Spending 2–3 rounds as a spectator helps you understand the current camera location and the general traffic density. During commuting hours, pedestrian and vehicle counts tend to be higher and somewhat more predictable. However, individual 55-second observation windows contain too much natural variation for watching to create a statistically meaningful edge. Our testing confirmed that informed predictions only marginally outperformed random selections — not nearly enough to offset the 6.5–8.5% house edge. Consider observation a way to avoid uninformed bets on unfamiliar camera feeds rather than a reliable prediction technique.
Rush Hour's RTP of 91.5–93.5% is comparable to many mid-range slots and noticeably lower than most crash games (typically 95–97% RTP). Blackjack with perfect strategy delivers over 99% RTP, and European roulette provides 97.3%. Rush Hour's distinctive appeal is the real-world live camera element, which many players find more transparent and engaging than algorithm-generated outcomes. Whether the entertainment value justifies the higher mathematical cost is a personal decision that depends on your preferences and how you define value in a gambling product.
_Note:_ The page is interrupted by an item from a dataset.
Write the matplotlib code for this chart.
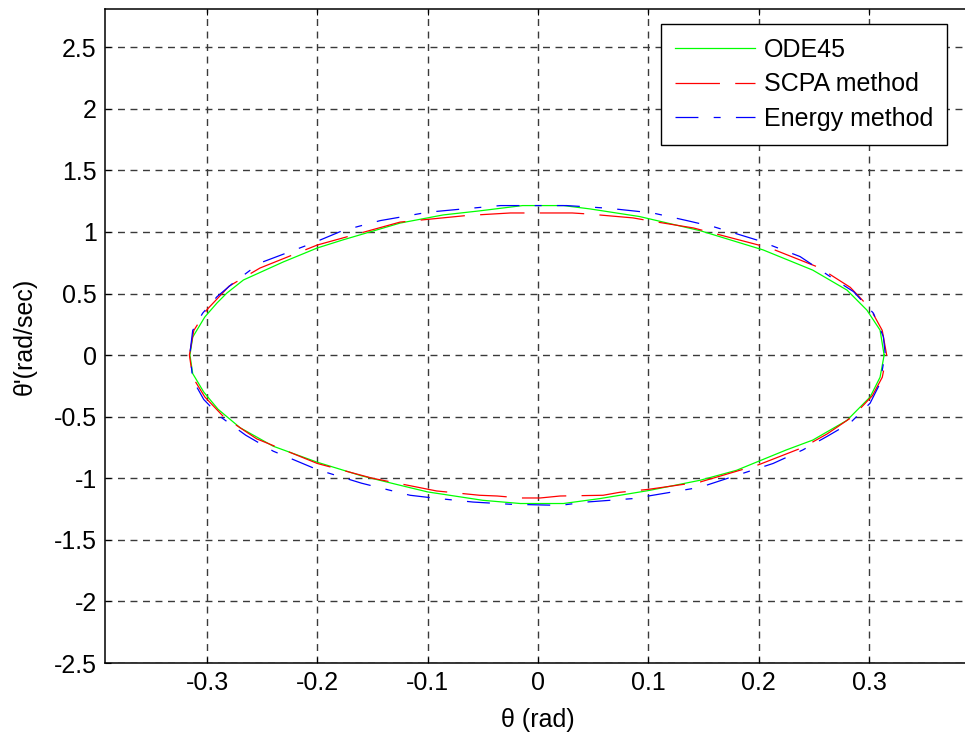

Morning commuting periods (7–9 AM local camera time) and evening peaks (5–7 PM) reliably produce higher pedestrian and vehicle volumes, while late-night hours show reduced activity. These macro-level trends are genuine and visible in the camera feed. However, the precise count captured in any single 55-second window fluctuates significantly around the daily average. Our team tracked results across multiple time slots and found that time-of-day awareness helps calibrate general expectations but does not provide a consistent statistical edge over the 6.5–8.5% house margin. The operator's advantage applies equally at 8 AM and 2 AM.